I can’t tell you how many times my girlfriends and I have sat around at brunch talking about sex, and been like, “You know, it’s totally AMAAAAAZING having sex with condoms, but what would make it even more UHHHHH-mazing would be a whole lot more latex. Like, the dude’s entire junk area covered in rubber. Ohmygod, I think I just came.”
And because I’m certain all you ladies have had that same exact conversation over eggs benedict, and you fellas are all out there reading blogs to uncover more ways to please us in the bedroom, behold: THE SCROGUARD.
That’s right, a full latex diaper-thong to cover each and every inch of a man’s genitalia so there is literally zero skin-to-skin contact while you’re knockin’ da boots.
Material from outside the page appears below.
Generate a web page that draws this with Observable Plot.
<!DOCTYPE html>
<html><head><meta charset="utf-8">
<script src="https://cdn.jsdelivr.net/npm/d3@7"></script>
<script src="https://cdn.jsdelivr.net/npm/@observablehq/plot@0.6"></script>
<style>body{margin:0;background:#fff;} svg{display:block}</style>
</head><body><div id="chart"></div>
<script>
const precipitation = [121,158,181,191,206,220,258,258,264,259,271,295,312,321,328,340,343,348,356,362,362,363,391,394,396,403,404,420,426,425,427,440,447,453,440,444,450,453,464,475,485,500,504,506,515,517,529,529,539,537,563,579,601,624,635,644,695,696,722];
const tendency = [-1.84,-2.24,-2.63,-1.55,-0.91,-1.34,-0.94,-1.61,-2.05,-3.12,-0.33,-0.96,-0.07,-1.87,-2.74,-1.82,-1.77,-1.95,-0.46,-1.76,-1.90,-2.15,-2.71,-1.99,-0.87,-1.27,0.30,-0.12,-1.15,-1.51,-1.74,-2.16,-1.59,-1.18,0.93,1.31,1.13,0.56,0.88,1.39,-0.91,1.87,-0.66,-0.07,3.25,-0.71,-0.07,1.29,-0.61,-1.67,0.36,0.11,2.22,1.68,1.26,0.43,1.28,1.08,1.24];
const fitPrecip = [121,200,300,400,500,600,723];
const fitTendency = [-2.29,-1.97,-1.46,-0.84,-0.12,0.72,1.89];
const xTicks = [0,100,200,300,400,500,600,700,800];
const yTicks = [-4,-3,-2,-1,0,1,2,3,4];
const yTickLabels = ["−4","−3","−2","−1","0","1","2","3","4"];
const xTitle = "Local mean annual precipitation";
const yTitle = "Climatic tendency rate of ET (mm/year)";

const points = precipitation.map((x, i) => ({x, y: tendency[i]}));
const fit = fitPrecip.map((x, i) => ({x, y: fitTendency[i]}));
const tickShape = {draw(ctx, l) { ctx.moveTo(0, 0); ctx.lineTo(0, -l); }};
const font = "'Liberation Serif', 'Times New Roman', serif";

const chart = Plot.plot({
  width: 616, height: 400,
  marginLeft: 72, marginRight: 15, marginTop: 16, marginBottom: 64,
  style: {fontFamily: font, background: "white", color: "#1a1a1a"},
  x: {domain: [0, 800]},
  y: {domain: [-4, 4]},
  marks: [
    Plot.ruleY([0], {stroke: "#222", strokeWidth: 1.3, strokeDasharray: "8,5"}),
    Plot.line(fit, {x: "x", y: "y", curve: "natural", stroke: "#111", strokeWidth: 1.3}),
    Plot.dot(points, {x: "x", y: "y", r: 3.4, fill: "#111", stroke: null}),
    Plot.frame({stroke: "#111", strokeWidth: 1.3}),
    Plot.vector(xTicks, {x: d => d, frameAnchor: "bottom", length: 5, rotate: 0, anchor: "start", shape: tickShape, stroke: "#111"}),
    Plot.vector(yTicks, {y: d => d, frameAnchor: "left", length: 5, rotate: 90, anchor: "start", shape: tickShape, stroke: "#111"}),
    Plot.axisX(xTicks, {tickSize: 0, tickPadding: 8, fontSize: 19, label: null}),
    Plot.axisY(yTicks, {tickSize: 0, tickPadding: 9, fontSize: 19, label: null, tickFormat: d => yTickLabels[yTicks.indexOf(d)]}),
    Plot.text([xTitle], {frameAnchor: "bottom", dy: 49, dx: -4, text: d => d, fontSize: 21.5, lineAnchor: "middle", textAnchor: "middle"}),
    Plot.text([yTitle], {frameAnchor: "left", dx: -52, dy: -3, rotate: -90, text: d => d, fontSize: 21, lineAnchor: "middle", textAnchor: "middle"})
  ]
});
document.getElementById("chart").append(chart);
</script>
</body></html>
Pardon me, I just climaxed.
Doesn’t that sound like a real treat, gals? He’s sweating balls (literally) in a rubber panty while you’re getting latex burn on your freshly waxed vag? Mmmmmm.
Here’s some important info and incredible analogy about this revolutionary product:
“Scroguard™ can be worn as a standalone product, or you can put it on underneath your favorite pair of boxers.” (LADIES, PLEASE TAKE A MOMENT AND PICTURE TAKING OFF A DUDE’S BOXERS AND SEEING HIS SCROGUARD.)
“Football players wear protective pads so they can play harder. Skiers wear helmets so they can go faster. Soldiers wear armor so they can excel in battle. Men wear Scroguard™ so they can enjoy sex to the fullest, while reducing skin-to-skin contact.”
(I SWEAR the last time I Googled “sexual intercourse” it said it involved skin-to-skin contact, but maybe I’m thinking of something else.)
The Scroguard is $20, BUT it’s reusable, so after sex you just hand wash it with mild soap, hang to air-dry, then “store in a dark, cool, dry place” such as your basement where you keep all the whips and chains YOU SICK FREAK.
Moving right along, here is a handy instructional infographic for you:
For the record, if you’re using this thing, you’re not “making love.” You’re banging a tranny hooker. However, I do like that it has buttons. Classier than Velcro.
But I will give this company credit for trying to romanticize this disaster of a product by taking an amateur photo of it next to two bottles of wine (filled with Molly I assume) and a nice arrangement of K-mart scented candles.
If that isn’t the picture of a perfect Valentine’s Day, then I don’t know what is.
If you want more info (or giggles), feel free to watch the weird animated video, which starts with a clever rhyme (“You’re getting ready to have a blast, but you’re not sure about someone’s sexual past. Part of the skin of your genital area has a cover, but most is still exposed to your lover.”)
I would love to hear anyone and everyone’s take on this, so comment below if you’re not scerred. And ladies, I hope if you were about to bone down with a dude and he wanted to wear a Scroguard, you would laugh in his face and leave his place…but not before stealing that prophylactic panty for show-and-tell at brunch the next day.